Pamela Strobel (born circa 1928), also known as Princess Pamela, is an American chef and cookbook author. She is best known for her authentic Southern cooking served in her New York City restaurant The Little Kitchen. Strobel also published a cookbook in 1969, Princess Pamela's Soul Food Cookbook that was featured in the Smithsonian Institution's National Museum of American History's exhibit, "Food: Transforming the American Table 1950-2000."

== Early life ==
Born in Spartanburg, South Carolina, Strobel was mainly raised by her grandmother, Addie, until she was 10 years old. Her birthname may have been Addie Mae Strobel. Strobel's mother Rosella, whose nickname was Beauty, worked as the head pastry chef at Spartanburg's Elite Restaurant. Rosella moved to Boston shortly after Strobel was born for more work and left Strobel in the care of her mother, Addie. Rosella had fallen ill and died at the age of 28 when Strobel was 10. Strobel's grandmother, Addie, died a year or two later.

After her mother and grandmother's death, Strobel traveled North and survived by doing various restaurant jobs along the way. Before making her way to New York City in 1950, Strobel worked at R. J. Reynolds tobacco plant in Winston-Salem, North Carolina, and other establishments in Virginia Beach and Newport News, Virginia.

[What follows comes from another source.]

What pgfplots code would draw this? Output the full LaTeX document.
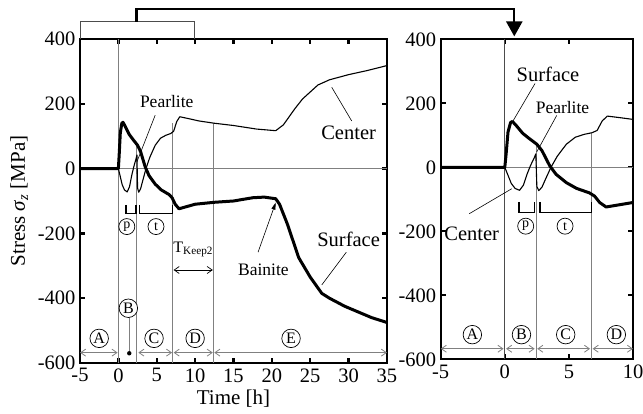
\documentclass[border=0pt]{standalone}
\usepackage{fontspec}
\setmainfont{Liberation Serif}
\usepackage{pgfplots}
\pgfplotsset{compat=1.18}
\usepackage{pgfplotstable}
\usetikzlibrary{arrows.meta}

% axial stress at the surface of the roll [h, MPa]
\pgfplotstableread{
t s
-5 0
0 0
0.1 40
0.25 110
0.45 140
0.6 143
0.9 130
1.4 106
1.9 90
2.5 72
2.9 52
3.5 5
4.0 -22
4.8 -48
5.6 -66
6.6 -80
7.0 -90
7.4 -110
7.9 -124
8.5 -120
10 -110
12.5 -104
15 -100
17.5 -90
19 -88
20.5 -93
21 -110
22 -170
23.5 -275
25 -335
26.5 -385
27.5 -400
29.5 -425
31 -440
33 -460
35 -475
}\surfacedata

% axial stress at the center of the roll [h, MPa]
\pgfplotstableread{
t s
-5 0
0 0
0.2 -20
0.5 -50
0.8 -66
1.15 -72
1.45 -56
1.75 -20
2.0 5
2.3 30
2.42 42
2.5 -60
2.65 -73
2.9 -62
3.2 -35
3.6 0
4.1 35
4.8 72
5.5 94
6.2 103
6.8 108
7.2 115
7.6 145
8.0 160
9 155
10.5 147
12.5 140
15 133
18 122
20.5 117
21.5 135
23 185
24 215
26 258
27.5 274
30 290
32.5 303
35 318
}\centerdata

\definecolor{guide}{gray}{0.5}

\pgfplotsset{
  stressframe/.style={
    scale only axis,
    anchor=south west,
    axis line style={line width=2.4pt},
    tick align=inside,
    major tick length=5pt,
    tick style={black, line width=2.4pt},
    ymin=-600, ymax=400,
    ytick={-600,-400,...,400},
    tick label style={font=\fontsize{20.5}{21}\selectfont},
    /pgf/number format/assume math mode=true,
    xticklabel style={yshift=-2pt},
    yticklabel style={xshift=-1pt},
  },
  surf/.style={black, line width=3pt, line join=round},
  cent/.style={black, line width=1.1pt, line join=round},
}

\tikzset{
  circ/.style={circle, draw, line width=0.7pt, inner sep=0pt, minimum size=18.5pt,
    font=\fontsize{16}{16}\selectfont},
  circs/.style={circle, draw, line width=0.7pt, inner sep=0pt, minimum size=16pt,
    font=\fontsize{14}{14}\selectfont},
  span/.style={guide, line width=0.8pt, {Straight Barb[length=5pt,width=7pt]}-{Straight Barb[length=5pt,width=7pt]}},
  lbl/.style={font=\fontsize{20.5}{21}\selectfont},
  lbls/.style={font=\fontsize{17.5}{18}\selectfont},
  ptr/.style={black, line width=0.6pt},
}

\begin{document}
\begin{tikzpicture}
\useasboundingbox (0,0) rectangle (643pt,414pt);

% ---------- full cycle ----------
\begin{axis}[stressframe,
  at={(80pt,51pt)}, width=307pt, height=324pt,
  xmin=-5, xmax=35, xtick={-5,0,...,35},
  xlabel={Time [h]},
  ylabel={Stress {\itshape σ}\textsubscript{\itshape z} [MPa]},
  label style={font=\fontsize{21}{22}\selectfont},
  xlabel style={at={(axis description cs:0.5,0)}, anchor=north, yshift=-23pt},
  ylabel style={yshift=3pt},
]
  \draw[guide, line width=0.6pt] (axis cs:-5,0) -- (axis cs:35,0);
  \draw[guide, line width=0.9pt] (axis cs:0,-600) -- (axis cs:0,400);
  \draw[guide, line width=0.9pt] (axis cs:2.4,-600) -- (axis cs:2.4,78);
  \draw[guide, line width=0.9pt] (axis cs:7.1,-600) -- (axis cs:7.1,140);
  \draw[guide, line width=0.9pt] (axis cs:12.4,-600) -- (axis cs:12.4,140);

  \addplot[cent] table[x=t, y=s] {\centerdata};
  \addplot[surf] table[x=t, y=s] {\surfacedata};

  % transformation windows
  \draw[line width=1.2pt] (axis cs:1.0,-112) -- (axis cs:1.0,-138) -- (axis cs:2.3,-138) -- (axis cs:2.3,-112);
  \draw[line width=1.2pt] (axis cs:2.8,-112) -- (axis cs:2.8,-138) -- (axis cs:7.1,-138) -- (axis cs:7.1,-112);
  \node[circs] at (axis cs:1.1,-179) {p};
  \node[circs] at (axis cs:4.9,-179) {t};

  % holding time
  \node[font=\fontsize{16}{16}\selectfont] at (axis cs:9.75,-250) {T\textsubscript{Keep2}};
  \draw[black, line width=0.7pt, {Straight Barb[length=5pt,width=7pt]}-{Straight Barb[length=5pt,width=7pt]}]
    (axis cs:7.2,-313) -- (axis cs:12.3,-313);

  % stages
  \draw[guide, line width=0.9pt] (axis cs:1.38,-450) -- (axis cs:1.38,-570);
  \fill (axis cs:1.42,-570) circle (2.2pt);
  \node[circ, fill=white] at (axis cs:1.3,-431) {B};
  \draw[span] (axis cs:-5,-568) -- (axis cs:-0.1,-568);
  \draw[span] (axis cs:2.6,-568) -- (axis cs:7.0,-568);
  \draw[span] (axis cs:7.2,-568) -- (axis cs:12.3,-568);
  \draw[span] (axis cs:12.5,-568) -- (axis cs:35,-568);
  \node[circ] at (axis cs:-2.5,-524) {A};
  \node[circ] at (axis cs:4.65,-524) {C};
  \node[circ] at (axis cs:10.0,-524) {D};
  \node[circ] at (axis cs:22.5,-524) {E};

  % labels
  \node[lbls] at (axis cs:6.3,206) {Pearlite};
  \draw[ptr] (axis cs:4.8,165) -- (axis cs:2.4,20);
  \node[lbl] at (axis cs:30.0,109) {Center};
  \draw[ptr] (axis cs:30.4,147) -- (axis cs:27.8,251);
  \node[lbl] at (axis cs:30.0,-218) {Surface};
  \draw[ptr] (axis cs:29.7,-258) -- (axis cs:26.5,-359);
  \node[lbls] at (axis cs:18.9,-313) {Bainite};
  \draw[ptr, -{Triangle[length=7pt,width=4pt]}] (axis cs:18.2,-258) -- (axis cs:20.5,-105);

  % magnified window and link
  \coordinate (zl) at (axis cs:-5,400);
  \coordinate (zlt) at (axis cs:-5,453);
  \coordinate (zrt) at (axis cs:9.9,453);
  \coordinate (zr) at (axis cs:9.9,400);
  \coordinate (lk0) at (axis cs:2.38,453);
  \coordinate (lk1) at (axis cs:2.38,492);
\end{axis}

% ---------- first ten hours ----------
\begin{axis}[stressframe,
  at={(440.7pt,54.7pt)}, width=192.3pt, height=320pt,
  xmin=-5, xmax=10, xtick={-5,0,5,10},
]
  \draw[guide, line width=0.6pt] (axis cs:-5,0) -- (axis cs:10,0);
  \draw[black!70, line width=0.9pt] (axis cs:0,-600) -- (axis cs:0,400);
  \draw[guide, line width=0.9pt] (axis cs:2.43,-600) -- (axis cs:2.43,70);
  \draw[guide, line width=0.9pt] (axis cs:6.75,-600) -- (axis cs:6.75,107);

  \addplot[cent] table[x=t, y=s] {\centerdata};
  \addplot[surf] table[x=t, y=s] {\surfacedata};

  \draw[line width=1.2pt] (axis cs:1.1,-108) -- (axis cs:1.1,-142) -- (axis cs:2.3,-142) -- (axis cs:2.3,-108);
  \draw[line width=1.2pt] (axis cs:2.75,-108) -- (axis cs:2.75,-142) -- (axis cs:6.75,-142) -- (axis cs:6.75,-108);
  \node[circs] at (axis cs:1.63,-184) {p};
  \node[circs] at (axis cs:4.7,-184) {t};

  \draw[span] (axis cs:-5,-567) -- (axis cs:-0.1,-567);
  \draw[span] (axis cs:0.1,-567) -- (axis cs:2.33,-567);
  \draw[span] (axis cs:2.53,-567) -- (axis cs:6.65,-567);
  \draw[span] (axis cs:6.85,-567) -- (axis cs:10,-567);
  \node[circ] at (axis cs:-2.53,-523) {A};
  \node[circ] at (axis cs:1.3,-523) {B};
  \node[circ] at (axis cs:4.75,-523) {C};
  \node[circ] at (axis cs:8.7,-523) {D};

  \node[lbl] at (axis cs:3.37,290) {Surface};
  \draw[ptr] (axis cs:2.36,262) -- (axis cs:0.6,142);
  \node[lbls] at (axis cs:4.5,186) {Pearlite};
  \draw[ptr] (axis cs:4.05,162) -- (axis cs:2.49,48);
  \node[lbl] at (axis cs:-2.58,-207) {Center};
  \draw[ptr] (axis cs:-2.77,-145) -- (axis cs:0.54,-67);

  \coordinate (lk2) at (axis cs:0.74,409);
\end{axis}

\draw[guide!60!black, line width=0.9pt] (zl) -- (zlt) -- (zrt) -- (zr);
\draw[line width=2.4pt, line join=miter, -{Triangle[width=16pt,length=15pt]}]
  (lk0) -- (lk1) -| (lk2);
\end{tikzpicture}
\end{document}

Once in New York City, Strobel worked in a chemical factory during the day and a restaurant at night where her friend Visee Dubois danced.

== The Little Kitchen ==
In 1965, Strobel opened The Little Kitchen at 242 E 10th Street in Lower Manhattan's East Village. The soul food restaurant was around 120 sqft and only sat around 12-15 people. The restaurant's main dish was fried chicken with collard greens and black-eyed peas for . Strobel did not let just anyone into her restaurant. All customers had to knock before being let in by Strobel and any customer who she didn't find agreeable she'd kick out. The Little Kitchen also doubled as a jazz club and Strobel would sometimes sing.

The Little Kitchen had many famous customers, including but not limited to Lee Radziwill, Monique Van Vooren, Julius Monk, Skitch Henderson, Pearl Bailey, Tom Wolfe, Diana Ross, Gloria Steinem, and Andy Warhol.

In 1969, Strobel's book Princess Pamela's Soul Food Cookbook was published by New American Library.

Strobel is seen briefly in the background of Sheila McLaughlin’s She Must Be Seeing Things (1987) singing her own song along with percussionists, which is the only known time she was caught on film.

In 1989, Strobel moved her restaurant to East Houston Street, facing Katz’s Delicatessen and changed the name from "The Little Kitchen" to "Southern Touch."

Strobel closed Southern Touch for unknown reasons in 1998. Her whereabouts after the closure are a mystery, therefore, it's uncertain if she lived past 1998.

== Princess Pamela's Soul Food Cookbook ==
Strobel's cookbook, Princess Pamela's Soul Food Cookbook, was first published by Signet in 1969. The book has almost 150 recipes and predominantly highlights Black Southern cuisine. Strobel also wrote poems to accompany her recipes throughout the book.

After finding a vintage copy of the cookbook in 2004, Matt and Ted Lee, founders of the Lee Brothers Boiled Peanuts Catalogue, decided to republish Strobel's cookbook in 2017 with Rizzoli.